Bu arada Rabbimizin şahitliğini sadece ahirette tecelli edeceğini düşünmemek gerekir. Tersine O, dünya hayatımızda da bizi bir an bile şahitsiz bırakmamaktadır. (Al-i İmran, 3/18.) Aslında Rabbimizin Şehîd isminin en büyük tecellisi de peygamberler göndermesi olmuştur. (Nisa, 4/41; Maide, 5/117; Nahl, 16/84, 89;Hac, 22/78; Kasas, 28/75.) Onlara iman edenler de kendi çağlarının örnek alınacak rol modelleri, şahitleri olurlar. (Bakara, 2/143; Al-i İmran, 3/52-53.) Kaf suresi 37. ayet bu şahitliği hakkıyla ifa edebilmek için kulaklara ve kalplere dikkatimizi çeker.

Hukuki davalarda tanıklığına başvurulan kişinin, o anda insan hayatı ve şerefine dair taşıdığı sorumluluğun idrakinde olması ve şahitliğini Allah rızasından başka bir amaç gütmeden hakka göre yapması da Kur’an’da dehşetli ifadelerle vurgulanır. (Nisa, 4/135; Maide 5/8.)

Bu ismin muhtevası insanı bütün düşünce, duygu, niyet ve amellerinde dikkatli ve dürüst olmaya davet eder. Böylece bugünkü psikolojinin ısrarla vurguladığı iç denetimi -bizim bildiğimiz adı ile murakabeyi- başarmaya yardımcı olur. Bütün varlık âlemi içinde bunu yapabilecek tek varlık insandır. Çünkü kendi davranışlarına dışarıdan bir gözle bakabilme yetisi bir tek ona verilmiştir. 
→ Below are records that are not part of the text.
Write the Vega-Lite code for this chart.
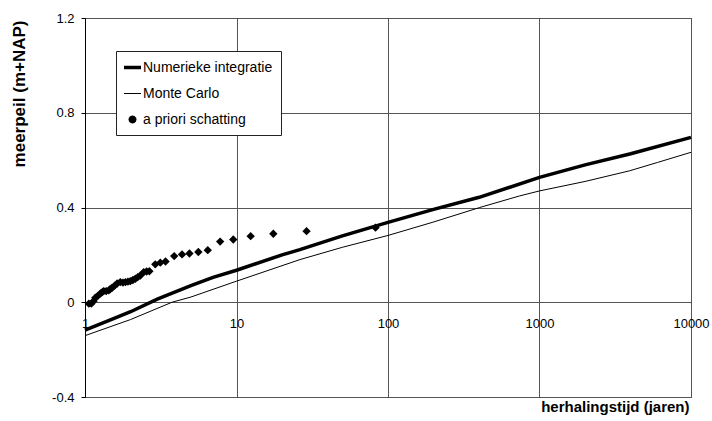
{
  "$schema": "https://vega.github.io/schema/vega-lite/v6.json",
  "width": 606,
  "height": 379,
  "autosize": {"type": "none"},
  "padding": {"left": 85, "top": 18, "right": 21, "bottom": 24},
  "background": "white",
  "config": {
    "font": "Liberation Sans",
    "view": {"stroke": "#333", "strokeWidth": 1},
    "axis": {"gridColor": "#555", "gridOpacity": 1, "gridWidth": 1, "labelColor": "black", "titleColor": "black", "labelFont": "Liberation Sans", "titleFont": "Liberation Sans"}
  },
  "data": {
    "values": [
      {"T": 1, "v": -0.118, "series": "Numerieke integratie"},
      {"T": 1.5, "v": -0.072, "series": "Numerieke integratie"},
      {"T": 2, "v": -0.04, "series": "Numerieke integratie"},
      {"T": 3, "v": 0.013, "series": "Numerieke integratie"},
      {"T": 5, "v": 0.07, "series": "Numerieke integratie"},
      {"T": 7, "v": 0.105, "series": "Numerieke integratie"},
      {"T": 10, "v": 0.135, "series": "Numerieke integratie"},
      {"T": 20, "v": 0.2, "series": "Numerieke integratie"},
      {"T": 26.2, "v": 0.222, "series": "Numerieke integratie"},
      {"T": 50, "v": 0.28, "series": "Numerieke integratie"},
      {"T": 100, "v": 0.337, "series": "Numerieke integratie"},
      {"T": 200, "v": 0.392, "series": "Numerieke integratie"},
      {"T": 400, "v": 0.443, "series": "Numerieke integratie"},
      {"T": 1000, "v": 0.527, "series": "Numerieke integratie"},
      {"T": 2000, "v": 0.58, "series": "Numerieke integratie"},
      {"T": 4000, "v": 0.627, "series": "Numerieke integratie"},
      {"T": 10000, "v": 0.696, "series": "Numerieke integratie"},
      {"T": 1, "v": -0.141, "series": "Monte Carlo"},
      {"T": 2, "v": -0.073, "series": "Monte Carlo"},
      {"T": 3.75, "v": 0.0, "series": "Monte Carlo"},
      {"T": 5, "v": 0.022, "series": "Monte Carlo"},
      {"T": 10, "v": 0.089, "series": "Monte Carlo"},
      {"T": 26.2, "v": 0.18, "series": "Monte Carlo"},
      {"T": 50, "v": 0.232, "series": "Monte Carlo"},
      {"T": 100, "v": 0.282, "series": "Monte Carlo"},
      {"T": 198, "v": 0.338, "series": "Monte Carlo"},
      {"T": 403, "v": 0.4, "series": "Monte Carlo"},
      {"T": 740, "v": 0.449, "series": "Monte Carlo"},
      {"T": 1000, "v": 0.47, "series": "Monte Carlo"},
      {"T": 2000, "v": 0.51, "series": "Monte Carlo"},
      {"T": 3936, "v": 0.555, "series": "Monte Carlo"},
      {"T": 6000, "v": 0.59, "series": "Monte Carlo"},
      {"T": 10000, "v": 0.633, "series": "Monte Carlo"},
      {"T": 1.06, "v": -0.006, "series": "a priori schatting"},
      {"T": 1.1, "v": -0.006, "series": "a priori schatting"},
      {"T": 1.14, "v": 0.005, "series": "a priori schatting"},
      {"T": 1.17, "v": 0.019, "series": "a priori schatting"},
      {"T": 1.22, "v": 0.028, "series": "a priori schatting"},
      {"T": 1.265, "v": 0.037, "series": "a priori schatting"},
      {"T": 1.3, "v": 0.043, "series": "a priori schatting"},
      {"T": 1.33, "v": 0.047, "series": "a priori schatting"},
      {"T": 1.38, "v": 0.047, "series": "a priori schatting"},
      {"T": 1.434, "v": 0.05, "series": "a priori schatting"},
      {"T": 1.47, "v": 0.056, "series": "a priori schatting"},
      {"T": 1.51, "v": 0.061, "series": "a priori schatting"},
      {"T": 1.57, "v": 0.07, "series": "a priori schatting"},
      {"T": 1.63, "v": 0.079, "series": "a priori schatting"},
      {"T": 1.71, "v": 0.085, "series": "a priori schatting"},
      {"T": 1.78, "v": 0.083, "series": "a priori schatting"},
      {"T": 1.85, "v": 0.085, "series": "a priori schatting"},
      {"T": 1.92, "v": 0.087, "series": "a priori schatting"},
      {"T": 1.99, "v": 0.089, "series": "a priori schatting"},
      {"T": 2.07, "v": 0.094, "series": "a priori schatting"},
      {"T": 2.15, "v": 0.099, "series": "a priori schatting"},
      {"T": 2.23, "v": 0.106, "series": "a priori schatting"},
      {"T": 2.32, "v": 0.113, "series": "a priori schatting"},
      {"T": 2.44, "v": 0.127, "series": "a priori schatting"},
      {"T": 2.55, "v": 0.13, "series": "a priori schatting"},
      {"T": 2.66, "v": 0.131, "series": "a priori schatting"},
      {"T": 2.91, "v": 0.16, "series": "a priori schatting"},
      {"T": 3.14, "v": 0.167, "series": "a priori schatting"},
      {"T": 3.4, "v": 0.172, "series": "a priori schatting"},
      {"T": 3.88, "v": 0.195, "series": "a priori schatting"},
      {"T": 4.37, "v": 0.202, "series": "a priori schatting"},
      {"T": 4.89, "v": 0.206, "series": "a priori schatting"},
      {"T": 5.6, "v": 0.212, "series": "a priori schatting"},
      {"T": 6.46, "v": 0.22, "series": "a priori schatting"},
      {"T": 7.8, "v": 0.256, "series": "a priori schatting"},
      {"T": 9.52, "v": 0.265, "series": "a priori schatting"},
      {"T": 12.4, "v": 0.279, "series": "a priori schatting"},
      {"T": 17.5, "v": 0.289, "series": "a priori schatting"},
      {"T": 29, "v": 0.3, "series": "a priori schatting"},
      {"T": 82.7, "v": 0.315, "series": "a priori schatting"}
    ]
  },
  "encoding": {
    "x": {
      "field": "T", "type": "quantitative",
      "scale": {"type": "log", "domain": [1, 10000], "nice": false},
      "axis": {
        "values": [1, 10, 100, 1000, 10000],
        "labelExpr": "'' + datum.value",
        "grid": true, "domain": false, "ticks": false, "tickSize": 0,
        "labelPadding": -80, "labelFlush": false, "labelFontSize": 13, "labelBaseline": "top",
        "title": "herhalingstijd (jaren)", "titleFontSize": 15, "titleFontWeight": "bold",
        "titleAlign": "right", "titleAnchor": null, "titleX": 604, "titleY": 14, "titleBaseline": "alphabetic"
      }
    },
    "y": {
      "field": "v", "type": "quantitative",
      "scale": {"domain": [-0.4, 1.2], "nice": false, "zero": false},
      "axis": {
        "values": [-0.4, 0, 0.4, 0.8, 1.2],
        "labelExpr": "'' + datum.value",
        "grid": true, "domain": true, "domainColor": "black", "ticks": true, "tickSize": 4, "tickColor": "black",
        "labelPadding": 7, "labelFontSize": 13,
        "title": "meerpeil (m+NAP)", "titleFontSize": 17, "titleFontWeight": "bold",
        "titleAngle": -90, "titleAlign": "right", "titleBaseline": "middle", "titleAnchor": null,
        "titleX": -66, "titleY": 2
      }
    }
  },
  "layer": [
    {
      "transform": [{"filter": "datum.series === 'Monte Carlo'"}],
      "mark": {"type": "line", "color": "black", "strokeWidth": 1}
    },
    {
      "transform": [{"filter": "datum.series === 'Numerieke integratie'"}],
      "mark": {"type": "line", "color": "black", "strokeWidth": 3.5}
    },
    {
      "transform": [{"filter": "datum.series === 'a priori schatting'"}],
      "mark": {"type": "point", "filled": true, "color": "black", "size": 70, "opacity": 1, "shape": "diamond"}
    },
    {
      "transform": [{"filter": "false"}],
      "mark": {"type": "point", "filled": true, "color": "black", "size": 289, "opacity": 1},
      "encoding": {
        "shape": {
          "field": "series", "type": "nominal",
          "scale": {
            "domain": ["Numerieke integratie", "Monte Carlo", "a priori schatting"],
            "range": [
              "M-1,-0.206H1V0.206H-1Z",
              "M-1,-0.06H1V0.06H-1Z",
              "M0.47,0L0.407,0.235L0.235,0.407L0,0.47L-0.235,0.407L-0.407,0.235L-0.47,0L-0.407,-0.235L-0.235,-0.407L0,-0.47L0.235,-0.407L0.407,-0.235Z"
            ]
          },
          "legend": {
            "title": null, "orient": "none", "legendX": 31, "legendY": 33,
            "fillColor": "white", "strokeColor": "#222", "padding": 8, "rowPadding": 10,
            "labelFontSize": 14, "labelColor": "black", "labelFont": "Liberation Sans",
            "symbolSize": 289, "labelOffset": 2, "symbolFillColor": "black", "symbolStrokeWidth": 0, "symbolOpacity": 1
          }
        }
      }
    }
  ]
}
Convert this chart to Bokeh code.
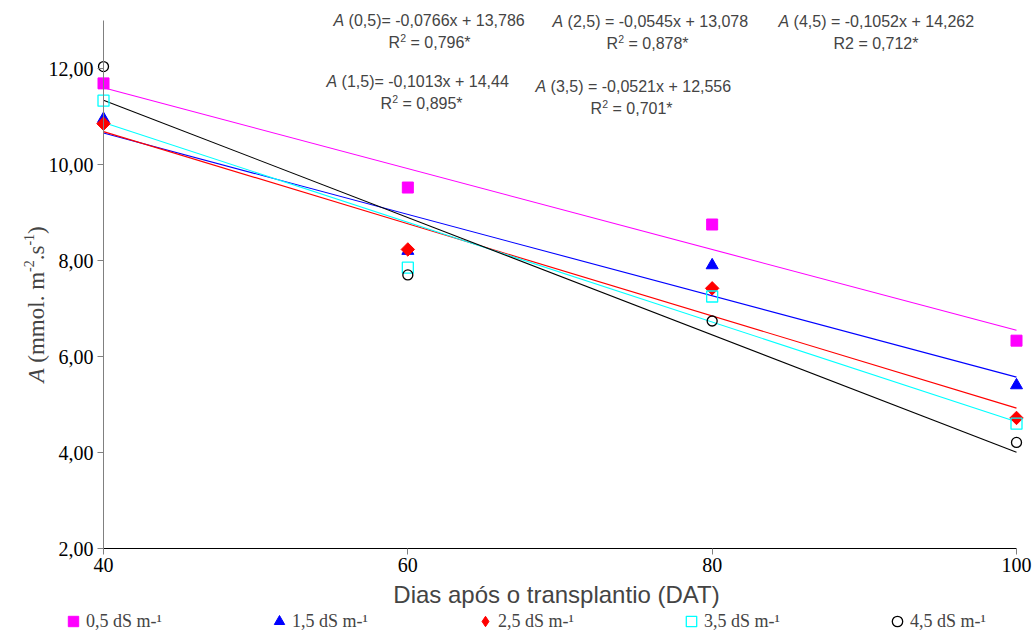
import math
import numpy as np
from bokeh.plotting import figure
from bokeh.models import Range1d, FixedTicker, Label, Legend, LegendItem
from bokeh.embed import file_html
from bokeh.resources import INLINE

# ---------------- data ----------------
days = [40, 60, 80, 100]
a_05 = [11.69, 9.52, 8.75, 6.33]
a_15 = [10.95, 8.20, 7.90, 5.40]
a_25 = [10.85, 8.23, 7.42, 4.72]
a_35 = [11.33, 7.85, 7.25, 4.60]
a_45 = [12.04, 7.70, 6.74, 4.21]

legend_labels = ["0,5 dS m-¹", "1,5 dS m-¹", "2,5 dS m-¹", "3,5 dS m-¹", "4,5 dS m-¹"]
x_ticks = [40, 60, 80, 100]
y_ticks = [2, 4, 6, 8, 10, 12]
y_tick_labels = ["2,00", "4,00", "6,00", "8,00", "10,00", "12,00"]

eq_texts = ["(0,5)= -0,0766x + 13,786", "(1,5)= -0,1013x + 14,44",
            "(2,5) = -0,0545x + 13,078", "(3,5) = -0,0521x + 12,556",
            "(4,5) = -0,1052x + 14,262"]
r2_texts = ["= 0,796*", "= 0,895*", "= 0,878*", "= 0,701*", "= 0,712*"]
r2_superscript = [True, True, True, True, False]

x_title = "Dias após o transplantio (DAT)"

# ---------------- styles ----------------
series = [a_05, a_15, a_25, a_35, a_45]
colors = ["#FF00FF", "#0000FF", "#FF0000", "#00FFFF", "#000000"]
markers = ["square", "triangle", "square", "square", "circle"]
legend_markers = ["square", "triangle", "diamond", "square", "circle"]
angles = [0, 0, math.pi / 4, 0, 0]
sizes = [11, 12, 9.5, 11, 10]
fills = ["#FF00FF", "#0000FF", "#FF0000", None, None]

W, H = 1034, 633
# page pixel of x=40 / x=100 and of y=2 / y=12
PX40, PX100, PY2, PY12 = 103, 1016, 548, 68
xs_per_px = 60.0 / (PX100 - PX40)
ys_per_px = 10.0 / (PY2 - PY12)
x0 = 40 - PX40 * xs_per_px
x1 = 100 + (W - PX100) * xs_per_px
y1 = 2 + PY2 * ys_per_px
y0 = 2 - (H - PY2) * ys_per_px


def fx(x):
    return x


def fy(y):
    return H - y


p = figure(width=W, height=H, output_backend="svg", toolbar_location=None,
           x_range=Range1d(x0, x1), y_range=Range1d(y0, y1),
           min_border=0, min_border_left=0, min_border_right=0,
           min_border_top=0, min_border_bottom=0)
p.title.visible = False
p.outline_line_color = None
p.grid.visible = False
p.background_fill_color = "white"
p.border_fill_color = "white"

# axes placed at fixed data locations so the frame covers the whole canvas
p.xaxis.fixed_location = 2
p.yaxis.fixed_location = 40
p.xaxis.bounds = (40, 100)
p.yaxis.bounds = (2, 13)
p.xaxis.ticker = FixedTicker(ticks=x_ticks)
p.yaxis.ticker = FixedTicker(ticks=y_ticks)
p.yaxis.major_label_overrides = {t: l for t, l in zip(y_ticks, y_tick_labels)}
for ax in (p.xaxis, p.yaxis):
    ax.minor_tick_line_color = None
    ax.major_tick_in = 0
    ax.major_tick_out = 6
    ax.major_label_text_font = "Liberation Serif"
    ax.major_label_text_font_size = "20px"
    ax.major_label_text_color = "black"
p.yaxis.axis_line_color = "#808080"
p.yaxis.major_tick_line_color = "#808080"
p.yaxis.major_label_standoff = 4
p.xaxis.axis_line_color = "black"
p.xaxis.major_tick_line_color = "#808080"
p.xaxis.major_label_standoff = 3

# x-axis title
p.add_layout(Label(x=fx(556), y=fy(594), x_units="screen", y_units="screen",
                   text=x_title, text_font="Liberation Sans", text_font_size="24px",
                   text_baseline="middle", text_align="center"))

# fitted lines
for vals, c in zip(series, colors):
    coef = np.polyfit(days, vals, 1)
    xs = [days[0], days[-1]]
    p.line(xs, list(np.polyval(coef, xs)), line_color=c, line_width=1.1)

# markers
items = []
for vals, c, m, lm, s, f, a, lab in zip(series, colors, markers, legend_markers, sizes,
                                         fills, angles, legend_labels):
    lw = 1.3 if f is None else 1
    r = p.scatter(days, vals, marker=m, size=s, angle=a, line_color=c, fill_color=f,
                  line_width=lw)
    if lm != m:
        # hidden proxy of the same series so the legend shows a diamond symbol
        r = p.scatter(days, vals, marker=lm, size=s, line_color=c, fill_color=f,
                      line_width=lw, visible=False)
    items.append(LegendItem(label=lab, renderers=[r]))

legend = Legend(items=items, orientation="horizontal", location=(fx(60), fy(634)),
                padding=0, margin=0, spacing=0, glyph_width=26, glyph_height=26,
                label_standoff=0, label_width=180, label_height=18,
                label_text_font="Liberation Serif", label_text_font_size="18px",
                border_line_color=None, background_fill_alpha=0,
                click_policy="none")
p.add_layout(legend)

# equations
eq_pos = [(333, 20), (326, 81), (552, 21), (535, 86), (778, 21)]
r2_pos = [(388, 42), (380, 103), (606, 43), (590, 108), (833, 43)]
EQF = "16px"
for (ex, ey), txt in zip(eq_pos, eq_texts):
    p.add_layout(Label(x=fx(ex), y=fy(ey), x_units="screen", y_units="screen",
                       text="A", text_font="Liberation Sans", text_font_size=EQF,
                       text_font_style="italic", text_baseline="middle", text_align="left"))
    p.add_layout(Label(x=fx(ex) + 15.1, y=fy(ey), x_units="screen", y_units="screen",
                       text=txt, text_font="Liberation Sans", text_font_size=EQF,
                       text_baseline="middle", text_align="left"))
for (rx, ry), txt, sup in zip(r2_pos, r2_texts, r2_superscript):
    if sup:
        p.add_layout(Label(x=fx(rx), y=fy(ry), x_units="screen", y_units="screen",
                           text="R", text_font="Liberation Sans", text_font_size=EQF,
                           text_baseline="middle", text_align="left"))
        p.add_layout(Label(x=fx(rx) + 11.8, y=fy(ry) + 5, x_units="screen", y_units="screen",
                           text="2", text_font="Liberation Sans", text_font_size="10.5px",
                           text_baseline="middle", text_align="left"))
        p.add_layout(Label(x=fx(rx) + 22, y=fy(ry), x_units="screen", y_units="screen",
                           text=txt, text_font="Liberation Sans", text_font_size=EQF,
                           text_baseline="middle", text_align="left"))
    else:
        p.add_layout(Label(x=fx(rx), y=fy(ry), x_units="screen", y_units="screen",
                           text="R2 " + txt, text_font="Liberation Sans", text_font_size=EQF,
                           text_baseline="middle", text_align="left"))

# rotated y-axis title pieces: (text, offset along axis, superscript?, italic?)
yt_parts = [("A", 0, False, True), ("(mmol. m", 19.8, False, False), ("-2", 110.5, True, False),
            (".s", 122.2, False, False), ("-1", 136.9, True, False), (")", 148.6, False, False)]
base_x = fx(36)
start_y = fy(382)
for txt, off, sup, ital in yt_parts:
    p.add_layout(Label(x=base_x - (8 if sup else 0), y=start_y + off,
                       x_units="screen", y_units="screen", angle=math.pi / 2,
                       text=txt, text_font="Liberation Serif",
                       text_font_size="14px" if sup else "23px",
                       text_font_style="italic" if ital else "normal",
                       text_baseline="alphabetic", text_align="left"))

open("out.html", "w").write(file_html(p, INLINE))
Murakabe haline ulaşan, yani her an Allah-u Teala’nın gözetiminde olduğu bilincine eren kişi artık ihsan makamındadır ve böyle biri için başkalarının ne diyeceği tamamen önemini yitirmiştir. Artık kişinin hesap vereceği tek makam, vicdanına yerleşmiş olan Rabbinin gözetiminde olduğu şuurudur.

Bu isimden insanın hissesi şudur: Allah-u Teala, tüm insanların her an, her saniye kalplerindeki niyete, akıllarından geçen her düşünceye şahittir. Öyleyse kişi her vakit Allah’ın her ameline şahit olduğunu; yaptıklarını gördüğünü ve bildiğini düşünmeli ve buna göre davranmalıdır. Bir günahı işlerken insanların görmesinden ve bilmesinden rahatsız olan insan, Allah’ın her haline her an şahit olduğunu unutmamalıdır.

Rabbimiz bizleri de bu ismin hakikatine ulaştırsın. Amin.